__THE REQUEST__: From the first line of the listing below to the line with "11.4, 11.8, 12.0, 12.3, 13.8, 14.0, 14.2, 14.3, 14.3];", print each line exactly, and nothing more. Leave out the pictures.

__AVAILABLE DATA__:
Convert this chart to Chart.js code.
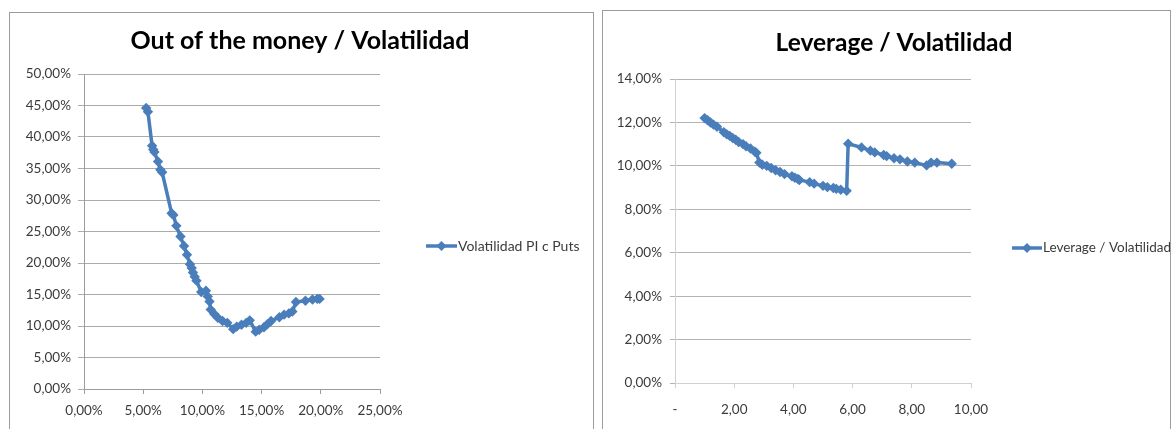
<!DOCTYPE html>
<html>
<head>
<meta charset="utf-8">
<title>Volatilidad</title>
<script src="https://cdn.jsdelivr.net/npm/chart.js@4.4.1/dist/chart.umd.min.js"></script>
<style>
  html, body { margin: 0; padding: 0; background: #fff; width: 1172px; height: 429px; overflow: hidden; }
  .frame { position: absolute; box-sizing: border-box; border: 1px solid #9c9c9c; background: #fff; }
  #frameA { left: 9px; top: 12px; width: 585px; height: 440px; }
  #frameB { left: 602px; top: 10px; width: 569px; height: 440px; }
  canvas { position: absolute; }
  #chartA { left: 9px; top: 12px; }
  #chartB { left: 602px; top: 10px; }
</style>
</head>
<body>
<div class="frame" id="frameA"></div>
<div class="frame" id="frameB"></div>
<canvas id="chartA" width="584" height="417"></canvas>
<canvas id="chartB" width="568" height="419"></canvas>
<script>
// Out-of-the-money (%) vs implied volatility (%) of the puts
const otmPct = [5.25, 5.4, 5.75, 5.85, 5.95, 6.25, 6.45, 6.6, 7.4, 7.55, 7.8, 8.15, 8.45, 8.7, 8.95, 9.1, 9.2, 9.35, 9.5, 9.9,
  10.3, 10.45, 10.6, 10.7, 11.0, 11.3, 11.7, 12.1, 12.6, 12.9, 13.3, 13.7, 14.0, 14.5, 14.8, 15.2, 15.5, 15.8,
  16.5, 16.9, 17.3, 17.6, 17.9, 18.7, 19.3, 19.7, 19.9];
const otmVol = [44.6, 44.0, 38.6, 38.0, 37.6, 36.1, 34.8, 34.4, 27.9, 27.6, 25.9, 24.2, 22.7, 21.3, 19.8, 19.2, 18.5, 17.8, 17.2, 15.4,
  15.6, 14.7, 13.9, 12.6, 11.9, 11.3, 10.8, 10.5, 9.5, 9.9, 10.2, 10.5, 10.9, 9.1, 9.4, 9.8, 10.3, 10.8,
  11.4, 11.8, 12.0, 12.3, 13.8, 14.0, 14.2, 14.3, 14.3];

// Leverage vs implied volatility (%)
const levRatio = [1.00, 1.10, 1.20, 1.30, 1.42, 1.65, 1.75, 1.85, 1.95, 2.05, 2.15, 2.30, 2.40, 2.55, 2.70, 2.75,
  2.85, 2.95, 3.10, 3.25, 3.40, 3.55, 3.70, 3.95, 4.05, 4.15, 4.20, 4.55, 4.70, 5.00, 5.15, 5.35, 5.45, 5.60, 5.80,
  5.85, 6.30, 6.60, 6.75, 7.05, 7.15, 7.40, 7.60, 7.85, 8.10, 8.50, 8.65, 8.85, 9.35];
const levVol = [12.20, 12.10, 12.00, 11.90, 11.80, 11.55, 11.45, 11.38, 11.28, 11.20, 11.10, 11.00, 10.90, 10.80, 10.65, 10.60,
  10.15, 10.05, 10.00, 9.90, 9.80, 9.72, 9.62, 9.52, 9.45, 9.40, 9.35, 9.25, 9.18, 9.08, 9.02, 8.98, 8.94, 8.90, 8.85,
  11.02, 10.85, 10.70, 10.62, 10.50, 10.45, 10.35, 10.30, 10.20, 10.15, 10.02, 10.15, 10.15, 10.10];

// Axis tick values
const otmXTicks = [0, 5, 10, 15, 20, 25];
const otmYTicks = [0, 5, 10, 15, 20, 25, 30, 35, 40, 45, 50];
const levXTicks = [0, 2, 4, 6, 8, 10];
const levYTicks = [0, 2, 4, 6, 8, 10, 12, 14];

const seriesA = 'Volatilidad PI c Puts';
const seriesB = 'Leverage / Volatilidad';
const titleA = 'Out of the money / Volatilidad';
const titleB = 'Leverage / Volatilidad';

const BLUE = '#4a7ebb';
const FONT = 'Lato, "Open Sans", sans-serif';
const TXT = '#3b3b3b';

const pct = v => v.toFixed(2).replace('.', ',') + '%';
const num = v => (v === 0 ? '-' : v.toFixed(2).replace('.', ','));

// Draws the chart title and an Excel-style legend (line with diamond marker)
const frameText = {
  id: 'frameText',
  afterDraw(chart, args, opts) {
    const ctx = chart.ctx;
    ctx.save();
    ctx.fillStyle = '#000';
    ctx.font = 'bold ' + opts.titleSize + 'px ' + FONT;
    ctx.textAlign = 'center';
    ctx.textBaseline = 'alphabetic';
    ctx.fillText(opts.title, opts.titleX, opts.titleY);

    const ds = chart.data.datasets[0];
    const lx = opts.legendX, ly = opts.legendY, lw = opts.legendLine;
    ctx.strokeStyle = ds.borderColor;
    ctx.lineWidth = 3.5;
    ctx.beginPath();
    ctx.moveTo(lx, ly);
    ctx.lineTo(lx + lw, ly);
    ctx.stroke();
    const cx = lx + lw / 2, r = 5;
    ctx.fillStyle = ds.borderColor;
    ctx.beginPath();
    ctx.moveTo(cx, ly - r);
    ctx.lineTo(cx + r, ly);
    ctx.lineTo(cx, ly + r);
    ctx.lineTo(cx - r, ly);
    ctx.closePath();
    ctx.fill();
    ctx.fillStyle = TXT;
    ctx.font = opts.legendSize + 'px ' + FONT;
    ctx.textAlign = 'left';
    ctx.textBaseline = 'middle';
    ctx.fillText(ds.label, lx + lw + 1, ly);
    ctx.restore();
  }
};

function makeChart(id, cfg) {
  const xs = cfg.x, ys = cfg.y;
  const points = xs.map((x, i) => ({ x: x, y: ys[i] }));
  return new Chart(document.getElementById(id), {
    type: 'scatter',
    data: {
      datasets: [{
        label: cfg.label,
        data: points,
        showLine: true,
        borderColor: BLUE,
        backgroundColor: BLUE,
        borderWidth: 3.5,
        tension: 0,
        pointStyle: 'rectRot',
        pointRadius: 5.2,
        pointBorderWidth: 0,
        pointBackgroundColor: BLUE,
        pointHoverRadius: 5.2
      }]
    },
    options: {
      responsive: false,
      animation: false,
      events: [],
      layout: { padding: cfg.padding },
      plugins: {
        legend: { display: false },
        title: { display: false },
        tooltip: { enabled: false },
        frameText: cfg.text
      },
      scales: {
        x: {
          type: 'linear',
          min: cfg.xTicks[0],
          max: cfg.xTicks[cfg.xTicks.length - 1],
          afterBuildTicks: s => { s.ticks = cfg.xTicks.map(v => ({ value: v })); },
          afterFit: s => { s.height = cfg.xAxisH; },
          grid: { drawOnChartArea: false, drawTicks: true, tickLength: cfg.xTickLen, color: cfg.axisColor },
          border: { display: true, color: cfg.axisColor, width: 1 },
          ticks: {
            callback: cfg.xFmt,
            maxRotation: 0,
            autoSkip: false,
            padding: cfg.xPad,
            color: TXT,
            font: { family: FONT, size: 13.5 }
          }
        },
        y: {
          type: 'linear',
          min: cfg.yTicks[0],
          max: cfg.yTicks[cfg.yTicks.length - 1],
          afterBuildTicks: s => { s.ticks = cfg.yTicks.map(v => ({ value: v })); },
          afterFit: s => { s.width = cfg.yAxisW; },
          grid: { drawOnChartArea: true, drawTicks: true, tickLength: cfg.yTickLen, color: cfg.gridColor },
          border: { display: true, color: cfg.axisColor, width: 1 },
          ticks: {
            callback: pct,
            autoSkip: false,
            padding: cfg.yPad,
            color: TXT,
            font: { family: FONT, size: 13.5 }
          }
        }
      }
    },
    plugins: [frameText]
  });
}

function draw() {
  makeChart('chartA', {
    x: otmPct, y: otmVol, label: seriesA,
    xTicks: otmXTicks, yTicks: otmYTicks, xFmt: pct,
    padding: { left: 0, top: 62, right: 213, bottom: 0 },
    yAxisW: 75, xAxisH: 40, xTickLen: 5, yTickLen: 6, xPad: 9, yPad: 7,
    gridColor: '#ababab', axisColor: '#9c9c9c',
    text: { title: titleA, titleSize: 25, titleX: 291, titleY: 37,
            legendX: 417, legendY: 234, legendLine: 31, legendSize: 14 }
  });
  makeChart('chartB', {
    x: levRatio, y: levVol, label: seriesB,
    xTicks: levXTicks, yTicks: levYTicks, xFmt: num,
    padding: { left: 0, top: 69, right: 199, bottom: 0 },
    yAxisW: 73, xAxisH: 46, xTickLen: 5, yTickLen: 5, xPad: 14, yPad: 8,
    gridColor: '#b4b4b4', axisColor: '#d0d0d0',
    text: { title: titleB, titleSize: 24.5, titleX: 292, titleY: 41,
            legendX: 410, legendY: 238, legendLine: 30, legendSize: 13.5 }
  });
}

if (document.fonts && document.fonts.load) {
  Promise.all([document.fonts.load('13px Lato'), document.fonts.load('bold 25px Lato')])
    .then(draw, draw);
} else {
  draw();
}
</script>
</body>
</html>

__OUTPUT OF THE TASK__:
Convert this chart to Chart.js code.
<!DOCTYPE html>
<html>
<head>
<meta charset="utf-8">
<title>Volatilidad</title>
<script src="https://cdn.jsdelivr.net/npm/chart.js@4.4.1/dist/chart.umd.min.js"></script>
<style>
  html, body { margin: 0; padding: 0; background: #fff; width: 1172px; height: 429px; overflow: hidden; }
  .frame { position: absolute; box-sizing: border-box; border: 1px solid #9c9c9c; background: #fff; }
  #frameA { left: 9px; top: 12px; width: 585px; height: 440px; }
  #frameB { left: 602px; top: 10px; width: 569px; height: 440px; }
  canvas { position: absolute; }
  #chartA { left: 9px; top: 12px; }
  #chartB { left: 602px; top: 10px; }
</style>
</head>
<body>
<div class="frame" id="frameA"></div>
<div class="frame" id="frameB"></div>
<canvas id="chartA" width="584" height="417"></canvas>
<canvas id="chartB" width="568" height="419"></canvas>
<script>
// Out-of-the-money (%) vs implied volatility (%) of the puts
const otmPct = [5.25, 5.4, 5.75, 5.85, 5.95, 6.25, 6.45, 6.6, 7.4, 7.55, 7.8, 8.15, 8.45, 8.7, 8.95, 9.1, 9.2, 9.35, 9.5, 9.9,
  10.3, 10.45, 10.6, 10.7, 11.0, 11.3, 11.7, 12.1, 12.6, 12.9, 13.3, 13.7, 14.0, 14.5, 14.8, 15.2, 15.5, 15.8,
  16.5, 16.9, 17.3, 17.6, 17.9, 18.7, 19.3, 19.7, 19.9];
const otmVol = [44.6, 44.0, 38.6, 38.0, 37.6, 36.1, 34.8, 34.4, 27.9, 27.6, 25.9, 24.2, 22.7, 21.3, 19.8, 19.2, 18.5, 17.8, 17.2, 15.4,
  15.6, 14.7, 13.9, 12.6, 11.9, 11.3, 10.8, 10.5, 9.5, 9.9, 10.2, 10.5, 10.9, 9.1, 9.4, 9.8, 10.3, 10.8,
  11.4, 11.8, 12.0, 12.3, 13.8, 14.0, 14.2, 14.3, 14.3];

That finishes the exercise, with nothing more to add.